Last week, that unified front continued when we filed a further extension request with the FCC on behalf of an even greater assembly of EAS Participants, including the State Broadcasters Associations, representing all fifty States and the District of Columbia, the National Association of Broadcasters, the Broadcast Warning Working Group, the National Cable and Telecommunications Association, the American Cable Association, National Public Radio, the Association of Public Television Stations, and the Public Broadcasting Service. The Petition asks the FCC to grant a further extension of at least 180 days beyond the current September 30, 2011 CAP compliance deadline, with the 180 days to run from the effective date of the Commission’s amendment of its Part 11 rules pursuant to its recently released Third Further Notice of Proposed Rulemaking. (Our discussion of the Third Further Notice can be found here).

In granting the earlier request for an extension of the CAP deadline, the FCC acknowledged that if it failed to extend the 180-day deadline, it could “lead to an unduly rushed, expensive, and likely incomplete process.” As a result, the Commission issued its Order giving EAS Participants until September 30, 2011, to acquire and install equipment able to accept CAP-formatted EAS messages.

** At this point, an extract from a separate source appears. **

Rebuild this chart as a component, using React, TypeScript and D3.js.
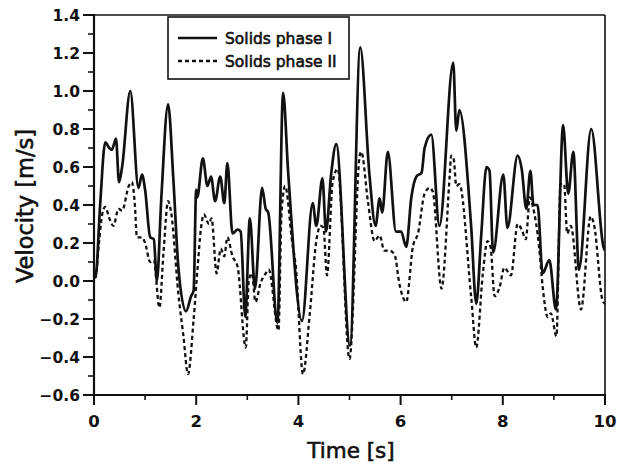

In their Petition seeking a further extension of the CAP deadline, the broadcast and cable industries assert that a later deadline is warranted given the regulatory uncertainty that remains regarding CAP compliance. The Petition notes the nearly unanimous view of those who commented on the Third Further Notice that the deadline should be further extended because the FCC has not yet decided whether it will itself conduct EAS equipment certification in addition to the certification being done by FEMA. The Petition also notes that the Third Further Notice may lead to Part 11 rule changes altering the current obligations of EAS Participants in ways that would affect the purchase, installation and operation of new EAS equipment.

The Petition also states that a further extension will allow participants in the scheduled November 9, 2011, National EAS Test to focus their limited engineering resources on ensuring the success of the nationwide test. (We previously reported on the first National EAS Test here and here).

It remains to be seen whether a further extension will be granted, but if the Petition and the majority of comments recently filed in response to the FCC’s Third Further Notice in the EAS proceeding are any indication, EAS Participants — including broadcasters, cable operators and many others — feel strongly that a further extension of the deadline is essential.